◆ **INFORMATION SUPPLIED**:
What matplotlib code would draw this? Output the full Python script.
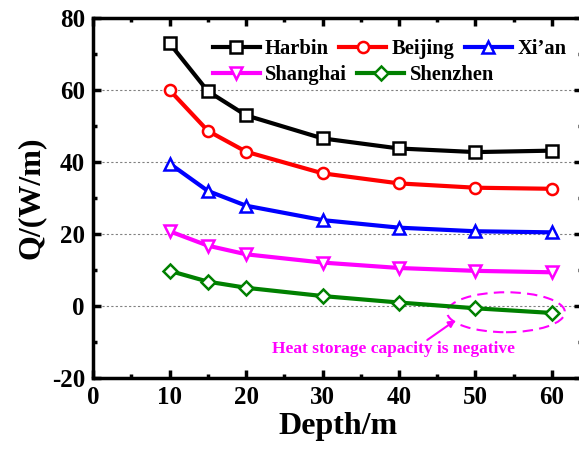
import matplotlib.pyplot as plt
from matplotlib.patches import Ellipse
from matplotlib.ticker import MultipleLocator

depth = [10, 15, 20, 30, 40, 50, 60]
harbin = [73.0, 59.7, 53.0, 46.6, 43.8, 42.8, 43.2]
beijing = [60.0, 48.7, 42.9, 36.9, 34.1, 32.9, 32.6]
xian = [39.6, 32.0, 27.9, 23.9, 21.8, 20.8, 20.5]
shanghai = [20.8, 16.8, 14.4, 12.1, 10.6, 9.8, 9.4]
shenzhen = [9.8, 6.8, 5.1, 2.8, 1.0, -0.6, -1.9]

plt.rcParams['font.family'] = ['Liberation Serif', 'DejaVu Serif']
plt.rcParams['font.weight'] = 'bold'
plt.rcParams['axes.unicode_minus'] = False

fig = plt.figure(figsize=(5.79, 4.55), dpi=100)
ax = fig.add_axes([0.161, 0.169, 0.845, 0.791])

lw = 3
ms = 8
h1, = ax.plot(depth, harbin, color='black', lw=lw, marker='s', ms=ms, mfc='white', mew=1.8, label='Harbin')
h2, = ax.plot(depth, beijing, color='red', lw=lw, marker='o', ms=ms, mfc='white', mew=1.8, label='Beijing')
h3, = ax.plot(depth, xian, color='blue', lw=lw, marker='^', ms=ms + 1, mfc='white', mew=1.8, label='Xi\u2019an')
h4, = ax.plot(depth, shanghai, color='magenta', lw=lw, marker='v', ms=ms + 1, mfc='white', mew=1.8, label='Shanghai')
h5, = ax.plot(depth, shenzhen, color='green', lw=lw, marker='D', ms=ms - 1, mfc='white', mew=1.8, label='Shenzhen')

ax.set_xlim(0, 64)
ax.set_ylim(-20, 80)
ax.xaxis.set_major_locator(MultipleLocator(10))
ax.xaxis.set_minor_locator(MultipleLocator(5))
ax.yaxis.set_major_locator(MultipleLocator(20))
ax.yaxis.set_minor_locator(MultipleLocator(10))
ax.tick_params(which='both', direction='in', top=True, right=True, width=2.5)
ax.tick_params(which='major', length=6, labelsize=18, pad=6)
ax.tick_params(which='minor', length=3)
for s in ax.spines.values():
    s.set_linewidth(2.5)

for yv in [0, 20, 40, 60]:
    ax.axhline(yv, color='gray', lw=0.8, ls=(0, (2, 2)), zorder=0)

ax.set_xlabel('Depth/m', fontsize=23, fontweight='bold', labelpad=2)
ax.set_ylabel('Q/(W/m)', fontsize=23, fontweight='bold', labelpad=4)

# legend: two rows, each left aligned
leg_kw = dict(frameon=False, loc='upper left', prop={'size': 14.8, 'weight': 'bold'},
              handlelength=2.3, handletextpad=0.25, columnspacing=0.5, borderaxespad=0)
leg1 = ax.legend([h1, h2, h3], ['Harbin', 'Beijing', 'Xi\u2019an'], ncol=3,
                 bbox_to_anchor=(0.227, 0.964), **leg_kw)
ax.add_artist(leg1)
ax.legend([h4, h5], ['Shanghai', 'Shenzhen'], ncol=2,
          bbox_to_anchor=(0.227, 0.892), **leg_kw)

ell = Ellipse((54.0, -1.7), 15.4, 11.1, fill=False, edgecolor='magenta', lw=1.5, ls=(0, (5, 3)))
ax.add_patch(ell)
ax.annotate('', xy=(47.4, -3.9), xytext=(43.7, -9.4),
            arrowprops=dict(arrowstyle='-|>', color='magenta', lw=1.5, shrinkA=0, shrinkB=0))
ax.text(39.3, -12.0, 'Heat storage capacity is negative', color='magenta', fontsize=12.5,
        fontweight='bold', ha='center', va='center')

fig.savefig('out.png', dpi=100)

◆ **PROBLEM TO SOLVE**:
Leave out the pictures. Transcribe only the lines above, from the first through the one that contains "ax = fig.add_axes([0.161, 0.169, 0.845, 0.791])".

◆ **RESULT FOR THIS EXERCISE**:
What matplotlib code would draw this? Output the full Python script.
import matplotlib.pyplot as plt
from matplotlib.patches import Ellipse
from matplotlib.ticker import MultipleLocator

depth = [10, 15, 20, 30, 40, 50, 60]
harbin = [73.0, 59.7, 53.0, 46.6, 43.8, 42.8, 43.2]
beijing = [60.0, 48.7, 42.9, 36.9, 34.1, 32.9, 32.6]
xian = [39.6, 32.0, 27.9, 23.9, 21.8, 20.8, 20.5]
shanghai = [20.8, 16.8, 14.4, 12.1, 10.6, 9.8, 9.4]
shenzhen = [9.8, 6.8, 5.1, 2.8, 1.0, -0.6, -1.9]

plt.rcParams['font.family'] = ['Liberation Serif', 'DejaVu Serif']
plt.rcParams['font.weight'] = 'bold'
plt.rcParams['axes.unicode_minus'] = False

fig = plt.figure(figsize=(5.79, 4.55), dpi=100)
ax = fig.add_axes([0.161, 0.169, 0.845, 0.791])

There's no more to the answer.